On the other side of the IMF debate is Marshall I. Goldman, assistant director of the Davis Center for Russian Studies, who has testified before Congress and debriefed the National Security Council before President Clinton's Moscow trip.

"Everyone recognizes that the IMF isn't perfect," he said. "If you have a 10-alarm fire, you don't close the one firehouse you have because it's made some mistakes."

Congress called on Goldman to give his opinion on whether the United States should allocate funds for the IMF.

"We should give support for agriculture and some of the regions [in Russia]," Goldman said.

Yet, he warned, "It has to be done carefully."

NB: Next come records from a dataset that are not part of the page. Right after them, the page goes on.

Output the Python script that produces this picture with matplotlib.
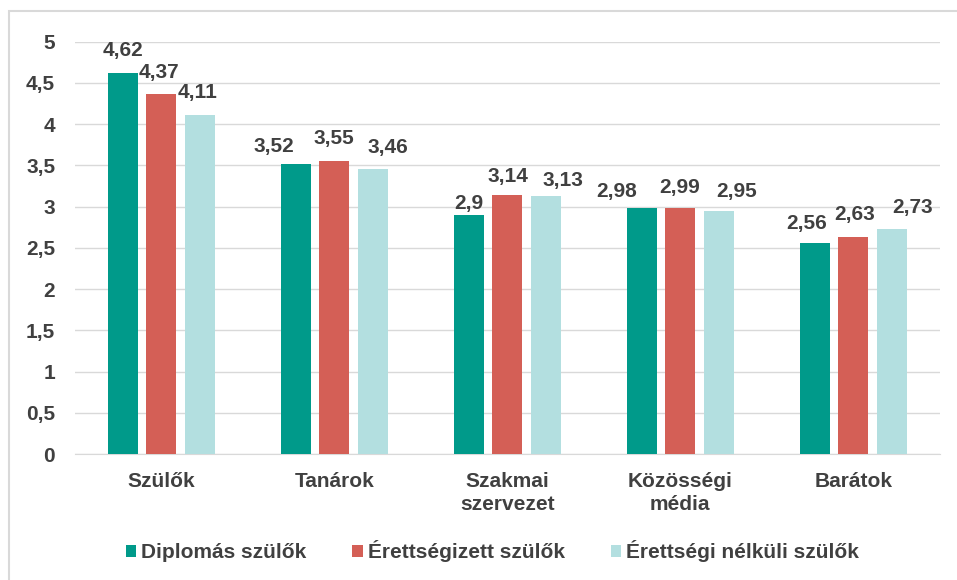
import matplotlib.pyplot as plt
import numpy as np
from matplotlib.patches import Rectangle

plt.rcParams['font.family'] = ['Liberation Sans', 'DejaVu Sans']
plt.rcParams['font.weight'] = 'bold'

categories = ['Szülők', 'Tanárok', 'Szakmai\nszervezet', 'Közösségi\nmédia', 'Barátok']
series = ['Diplomás szülők', 'Érettségizett szülők', 'Érettségi nélküli szülők']
diplomas = [4.62, 3.52, 2.90, 2.98, 2.56]
erettsegizett = [4.37, 3.55, 3.14, 2.99, 2.63]
nelkuli = [4.11, 3.46, 3.13, 2.95, 2.73]
labels = [['4,62', '3,52', '2,9', '2,98', '2,56'],
          ['4,37', '3,55', '3,14', '2,99', '2,63'],
          ['4,11', '3,46', '3,13', '2,95', '2,73']]
yticks = [0, 0.5, 1, 1.5, 2, 2.5, 3, 3.5, 4, 4.5, 5]
ytick_labels = ['0', '0,5', '1', '1,5', '2', '2,5', '3', '3,5', '4', '4,5', '5']

# label nudges (pixels): horizontal shift and gap above bar top
label_dx = [[0, -22, 0, -25, -8],
            [-2, 0, 1, -1, 1],
            [-2, 15, 17, 18, 21]]
label_gap = [[17, 12, 6, 11, 14],
             [16, 17, 13, 15, 17],
             [17, 16, 10, 14, 16]]

colors = ['#009a8a', '#d45f56', '#b3dfe0']
txt = '#404040'
fs = 15
px = 72 / 100

fig = plt.figure(figsize=(9.57, 5.8), dpi=100)
# chart frame: only top and left edges fall inside the image
fig.patches.append(Rectangle((9 / 957, -0.05), 1.1, 1.05 - 11 / 580, transform=fig.transFigure,
                             fill=False, edgecolor='#d9d9d9', linewidth=1.5))
ax = fig.add_axes([0.078, 0.217, 0.904, 0.711])

x = np.arange(len(categories))
w = 0.173
offs = [-0.222, 0, 0.222]
for i, vals in enumerate([diplomas, erettsegizett, nelkuli]):
    bars = ax.bar(x + offs[i], vals, w, color=colors[i], label=series[i], zorder=3)
    for j, (b, lab) in enumerate(zip(bars, labels[i])):
        ax.annotate(lab, (b.get_x() + b.get_width() / 2, b.get_height()),
                    xytext=(label_dx[i][j] * px, label_gap[i][j] * px),
                    textcoords='offset points', ha='center', va='baseline',
                    fontsize=fs, color=txt, fontweight='bold')

ax.set_xlim(-0.5, len(categories) - 0.5)
ax.set_ylim(0, 5)
ax.set_yticks(yticks)
ax.set_yticklabels(ytick_labels)
ax.set_xticks(x)
ax.set_xticklabels(categories, linespacing=1.25)
ax.tick_params(axis='both', length=0, labelsize=fs, labelcolor=txt)
ax.tick_params(axis='y', pad=14)
ax.tick_params(axis='x', pad=13)
ax.grid(axis='y', color='#d9d9d9', linewidth=1, zorder=0)
for s in ['top', 'right', 'left']:
    ax.spines[s].set_visible(False)
ax.spines['bottom'].set_color('#d9d9d9')

leg = ax.legend(loc='center', bbox_to_anchor=(0.483, -0.235), ncol=3, frameon=False,
                fontsize=fs, handlelength=0.5, handleheight=0.5, handletextpad=0.25,
                columnspacing=2.2)
for t in leg.get_texts():
    t.set_color(txt)

fig.savefig('out.png', dpi=100)
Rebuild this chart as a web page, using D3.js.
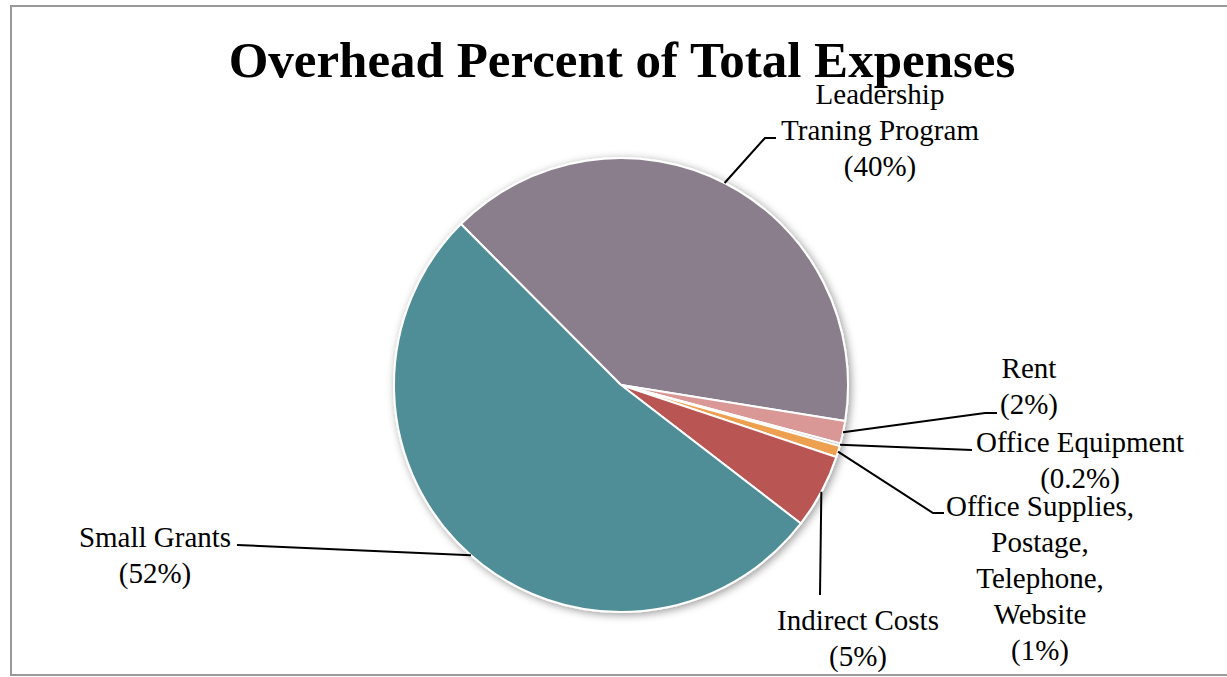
<!DOCTYPE html>
<html>
<head>
<meta charset="utf-8">
<script src="https://cdn.jsdelivr.net/npm/d3@7"></script>
<style>
  body { margin: 0; background: #fff; }
  text { font-family: "Liberation Serif", "DejaVu Serif", serif; fill: #000; }
</style>
</head>
<body>
<div id="chart"></div>
<script>
// data (clockwise from the Leadership slice)
const categories = ["Leadership Traning Program", "Rent", "Office Equipment",
  "Office Supplies, Postage, Telephone, Website", "Indirect Costs", "Small Grants"];
const values = [40.0, 1.6, 0.2, 0.8, 5.3, 52.1];
const pctLabels = ["(40%)", "(2%)", "(0.2%)", "(1%)", "(5%)", "(52%)"];
const labelLines = [
  ["Leadership", "Traning Program"],
  ["Rent"],
  ["Office Equipment"],
  ["Office Supplies,", "Postage,", "Telephone,", "Website"],
  ["Indirect Costs"],
  ["Small Grants"]
];
const colors = ["#8b7e8c", "#d99795", "#c9c0c9", "#eda04f", "#b95653", "#4f8e97"];

const createPie = () => {
  const w = 1227, h = 677;
  const cx = 621, cy = 385, r = 227;
  const svg = d3.select("#chart").append("svg").attr("width", w).attr("height", h);

  // frame
  svg.append("rect").attr("x", 11).attr("y", 6).attr("width", 1240).attr("height", 669)
    .attr("fill", "#fff").attr("stroke", "#999").attr("stroke-width", 2);

  const defs = svg.append("defs");
  defs.append("filter").attr("id", "shadow").attr("x", "-20%").attr("y", "-20%")
    .attr("width", "140%").attr("height", "140%")
    .append("feDropShadow").attr("dx", 2).attr("dy", 2).attr("stdDeviation", 4)
    .attr("flood-color", "#000").attr("flood-opacity", 0.4);

  svg.append("text").attr("x", 622).attr("y", 77).attr("text-anchor", "middle")
    .style("font-size", "51px").style("font-weight", "bold")
    .text("Overhead Percent of Total Expenses");

  const start = 315.15 * Math.PI / 180;
  const pie = d3.pie().sort(null).startAngle(start).endAngle(start + 2 * Math.PI);
  const arcs = pie(values);
  const arc = d3.arc().innerRadius(0).outerRadius(r);

  const g = svg.append("g").attr("transform", `translate(${cx},${cy})`);
  g.append("g").attr("filter", "url(#shadow)")
    .selectAll("path").data(arcs).join("path")
    .attr("d", arc)
    .attr("fill", (d, i) => colors[i])
    .attr("stroke", "#fff").attr("stroke-width", 2).attr("stroke-linejoin", "round");

  // label layout: text centre x, first baseline y, leader elbow and end
  const layout = [
    { x: 880, y: 104, pts: [[765, 138], [776, 138]] },
    { x: 1029, y: 378, pts: [[985, 413], [997, 413]] },
    { x: 1080, y: 452, pts: [[972, 450]] },
    { x: 1040, y: 516, pts: [[933, 513], [944, 513]] },
    { x: 858, y: 630, pts: [[820, 595]] },
    { x: 155, y: 547, pts: [[237, 545]] }
  ];
  const lh = 36;

  arcs.forEach((d, i) => {
    const a = (d.startAngle + d.endAngle) / 2;
    const p0 = [cx + r * Math.sin(a), cy - r * Math.cos(a)];
    const L = layout[i];
    svg.append("path")
      .attr("d", d3.line()([p0, ...L.pts]))
      .attr("fill", "none").attr("stroke", "#000").attr("stroke-width", 2);
    const lines = [...labelLines[i], pctLabels[i]];
    const t = svg.append("text").attr("text-anchor", "middle").style("font-size", "29px");
    lines.forEach((s, j) => {
      t.append("tspan").attr("x", L.x).attr("y", L.y + j * lh).text(s);
    });
  });
};
createPie();
</script>
</body>
</html>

Goldman said scholars at the Davis Center have often predicted changes in the market when academics elsewhere failed to spot the warning signs.

"Some analyses here have been more on target then those elsewhere in the university and elsewhere in the country. There were some people in the other parts of the University who were optimists about the way the reforms were going," Goldman said. "Some of us here were more skeptical of what was happening and felt that some of the things that were being done were wrong. We were proved to be correct."

Richard Pipes, Baird professor of history emeritus and a member of the Davis Center Executive Committee, traveled with Goldman to Washington to speak to Congressional members.

Pipes echoes Sachs' laissez-faire approach.